Waxiy vai pedir o prontuário e pedirá ao Ministério Público que investigue a morte. “Essa morte, pelos fatos, precisa ser investigada e os órgãos devem uma explicação, sobre o que de fato ocorreu com minha sogra. Porque, a causa da morte que foi registrada pela UPA é morte por causa indeterminada e com três interrogações, infarto agudo miocárdio? Ou tromboembolismo pulmonar? Ou acidente vascular encefálico? Então é uma coisa que não é conclusiva, praticamente, a causa da morte”, questiona.
Ele também reclama que mesmo sem um outro teste definitivo, a UPA fez medicação para Covid-19, sem ter o resultado definitivo.

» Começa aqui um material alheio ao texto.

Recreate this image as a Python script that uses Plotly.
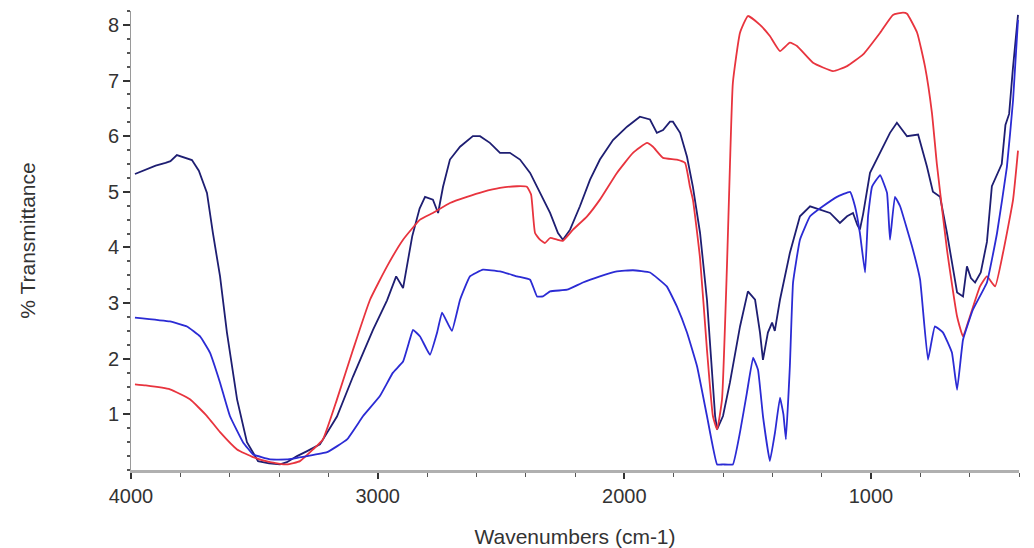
import plotly.graph_objects as go

# Navy (dark blue) spectrum
navy_wn = [3984, 3940, 3900, 3860, 3840, 3814, 3790, 3753, 3725, 3692, 3668, 3639, 3611, 3570, 3530,
           3485, 3440, 3396, 3368, 3327, 3286, 3234, 3165, 3100, 3019, 2962, 2925, 2897, 2860, 2830,
           2808, 2776, 2755, 2735, 2707, 2666, 2614, 2585, 2545, 2504, 2464, 2423, 2382, 2342, 2301,
           2269, 2249, 2220, 2180, 2139, 2099, 2046, 1989, 1937, 1896, 1868, 1843, 1815, 1803, 1774,
           1746, 1722, 1693, 1665, 1645, 1632, 1624, 1600, 1572, 1531, 1499, 1470, 1450, 1438, 1418,
           1401, 1390, 1369, 1329, 1288, 1247, 1207, 1166, 1126, 1097, 1073, 1055, 1045, 1032, 1004,
           963, 923, 895, 854, 809, 773, 749, 720, 692, 651, 627, 611, 595, 578, 555, 530, 510, 490,
           470, 455, 440, 425, 410, 404]
navy_t = [5.32, 5.40, 5.47, 5.52, 5.55, 5.66, 5.62, 5.57, 5.38, 4.98, 4.26, 3.48, 2.47, 1.27, 0.50,
          0.16, 0.12, 0.10, 0.14, 0.25, 0.34, 0.46, 0.96, 1.68, 2.52, 3.05, 3.48, 3.27, 4.20, 4.70,
          4.91, 4.86, 4.62, 5.09, 5.58, 5.81, 6.00, 6.00, 5.88, 5.70, 5.70, 5.58, 5.34, 4.98, 4.62,
          4.26, 4.14, 4.32, 4.74, 5.22, 5.58, 5.93, 6.17, 6.35, 6.30, 6.06, 6.11, 6.26, 6.26, 6.06,
          5.63, 5.09, 4.26, 3.06, 1.86, 0.97, 0.73, 0.97, 1.57, 2.58, 3.21, 3.06, 2.47, 1.98, 2.47,
          2.65, 2.50, 3.06, 3.90, 4.56, 4.74, 4.68, 4.62, 4.44, 4.56, 4.62, 4.40, 4.32, 4.60, 5.34,
          5.70, 6.06, 6.24, 6.00, 6.03, 5.45, 5.00, 4.91, 4.26, 3.19, 3.12, 3.66, 3.45, 3.37, 3.55,
          4.10, 5.10, 5.30, 5.50, 6.20, 6.40, 7.20, 7.90, 8.18]

# Red spectrum
red_wn = [3984, 3940, 3842, 3761, 3692, 3639, 3570, 3505, 3436, 3368, 3315, 3262, 3222, 3165, 3100,
          3031, 2962, 2897, 2828, 2776, 2707, 2638, 2573, 2504, 2435, 2395, 2378, 2362, 2342, 2322,
          2301, 2273, 2249, 2208, 2151, 2099, 2030, 1965, 1908, 1884, 1843, 1787, 1754, 1734, 1722,
          1693, 1665, 1641, 1624, 1604, 1584, 1572, 1560, 1531, 1499, 1450, 1410, 1369, 1329, 1300,
          1235, 1154, 1097, 1032, 963, 911, 870, 854, 813, 781, 753, 733, 692, 651, 627, 599, 558,
          530, 497, 465, 424, 404]
red_t = [1.54, 1.52, 1.45, 1.27, 0.97, 0.68, 0.37, 0.23, 0.14, 0.10, 0.16, 0.37, 0.55, 1.27, 2.16,
         3.06, 3.66, 4.14, 4.50, 4.62, 4.80, 4.91, 5.00, 5.07, 5.10, 5.09, 4.95, 4.26, 4.14, 4.08,
         4.17, 4.14, 4.12, 4.32, 4.56, 4.86, 5.34, 5.70, 5.88, 5.81, 5.61, 5.58, 5.52, 5.09, 4.86,
         3.80, 2.16, 0.97, 0.73, 1.27, 3.66, 5.45, 6.96, 7.86, 8.16, 8.00, 7.80, 7.53, 7.68, 7.62,
         7.32, 7.17, 7.26, 7.47, 7.86, 8.18, 8.22, 8.20, 7.86, 7.25, 6.42, 5.50, 3.96, 2.76, 2.40,
         2.76, 3.30, 3.48, 3.30, 3.90, 4.86, 5.74]

# Blue spectrum
blue_wn = [3984, 3842, 3773, 3720, 3680, 3639, 3599, 3546, 3505, 3436, 3368, 3286, 3205, 3124, 3059,
           2991, 2938, 2897, 2870, 2857, 2828, 2788, 2759, 2739, 2699, 2666, 2626, 2573, 2504, 2435,
           2382, 2354, 2330, 2301, 2232, 2168, 2099, 2030, 1965, 1896, 1828, 1787, 1746, 1705, 1665,
           1624, 1600, 1560, 1531, 1503, 1478, 1458, 1438, 1410, 1389, 1369, 1355, 1345, 1329, 1316,
           1288, 1247, 1195, 1138, 1085, 1065, 1045, 1024, 1012, 996, 963, 935, 923, 903, 882, 830,
           801, 769, 741, 708, 672, 651, 627, 587, 530, 489, 449, 424, 404]
blue_t = [2.74, 2.67, 2.58, 2.40, 2.11, 1.57, 0.97, 0.50, 0.28, 0.19, 0.19, 0.25, 0.32, 0.55, 0.97,
          1.33, 1.75, 1.95, 2.34, 2.52, 2.40, 2.07, 2.47, 2.83, 2.50, 3.06, 3.48, 3.60, 3.57, 3.48,
          3.42, 3.12, 3.12, 3.21, 3.24, 3.37, 3.48, 3.57, 3.59, 3.55, 3.30, 2.94, 2.47, 1.86, 0.97,
          0.10, 0.10, 0.10, 0.68, 1.39, 2.02, 1.80, 0.97, 0.16, 0.68, 1.30, 1.00, 0.55, 1.86, 3.37,
          4.14, 4.56, 4.74, 4.91, 5.00, 4.74, 4.26, 3.55, 4.56, 5.09, 5.30, 4.98, 4.14, 4.91, 4.74,
          3.96, 3.42, 1.98, 2.58, 2.47, 2.11, 1.44, 2.34, 2.88, 3.37, 4.26, 5.45, 6.65, 8.09]

x_ticks = [4000, 3000, 2000, 1000]
y_ticks = [1, 2, 3, 4, 5, 6, 7, 8]

fig = go.Figure()
fig.add_trace(go.Scatter(x=navy_wn, y=navy_t, mode="lines",
                         line=dict(color="#1e1e72", width=1.8), name="navy"))
fig.add_trace(go.Scatter(x=red_wn, y=red_t, mode="lines",
                         line=dict(color="#e8343e", width=1.8, shape="spline", smoothing=0.4), name="red"))
fig.add_trace(go.Scatter(x=blue_wn, y=blue_t, mode="lines",
                         line=dict(color="#2b2bd4", width=1.8, shape="spline", smoothing=0.3), name="blue"))

font_family = "Liberation Sans, Arial, sans-serif"
fig.update_layout(
    width=1026, height=540,
    margin=dict(l=123, r=15, t=3, b=78),
    paper_bgcolor="white", plot_bgcolor="white",
    showlegend=False,
    font=dict(family=font_family, size=20, color="#333333"),
)
fig.update_xaxes(
    range=[4000, 400], tickvals=x_ticks, ticktext=[str(v) for v in x_ticks],
    automargin=False,
    showgrid=False, zeroline=False, showline=True, linecolor="#b0b0b0", linewidth=3,
    ticks="outside", ticklen=6, tickwidth=1.5, tickcolor="#333333",
    minor=dict(dtick=200, ticks="outside", ticklen=4, tickwidth=1.2, tickcolor="#555555", tick0=0),
    tickfont=dict(size=20, color="#333333"),
    title=dict(text="Wavenumbers (cm-1)", font=dict(size=21, color="#333333"), standoff=24),
)
fig.update_yaxes(
    range=[0, 8.25], tickvals=y_ticks, ticktext=[str(v) for v in y_ticks],
    automargin=False,
    showgrid=False, zeroline=False, showline=True, linecolor="#9a9a9a", linewidth=1,
    ticks="outside", ticklen=7, tickwidth=1.5, tickcolor="#333333",
    minor=dict(dtick=0.25, ticks="outside", ticklen=3, tickwidth=1.5, tickcolor="#555555", tick0=0),
    tickfont=dict(size=20, color="#333333"),
    title=dict(text="% Transmittance", font=dict(size=21, color="#333333"), standoff=66),
)

fig.write_html("out.html")
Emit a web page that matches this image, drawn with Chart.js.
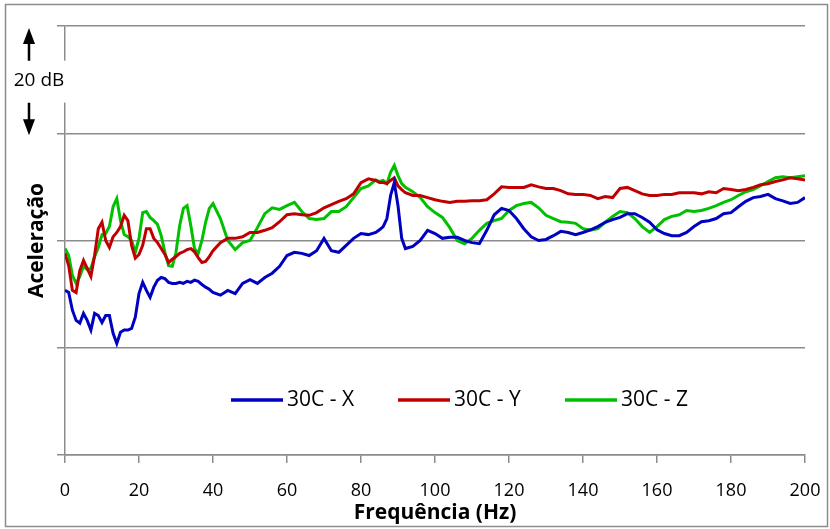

Gerente cobra ações nas aldeias
O gerente de educação questiona a falta de ações de órgãos federais para combater o avanço da doença entre os povos indígenas e lamenta. “Não é fácil perder ente queridos, um atrás do outro para a doença, e ainda perdi minha sogra”, diz Waxiy, que pede ações federais nas aldeias.
“O que está acontecendo nas comunidades indígenas, o que eu vejo é falta de atendimento por parte do órgão responsável pela saúde indígena, falta de ação. Precisa de mais atenção para as comunidades, de um trabalho sobre a importância do isolamento, os cuidados sanitários que devem ter e de equipamentos. O que a gente vê, como o caso das barreiras sanitárias, são montadas pelos próprios indígenas, e sem proteção individual adequada. Então é preciso apoio também do órgão indigenista. A gente não vê essas ações junto à comunidade”.
Essa falta de ação é apontada por Waxiy como uma das causas das mortes dos indígenas. Para ele, ainda que os indígenas usem de medicação caseira, é dever dos órgãos agira para impedir mais mortes. “É a falta de ação é o que está levando os indígenas a morte, os indígenas estão fazendo muito remédio caseiro, mas é preciso dessas ações, faltou um hospital de campanha em polos indígenas para acolher, testar e encaminhar os casos graves”, defende.
“Os órgãos federais tinham de ter essa autonomia, tomar essa iniciativa. A gente vê óbito em cima de óbito e a gente vê os órgãos responsáveis sem ação, quando deviam estar mais próximos da comunidade indígena.”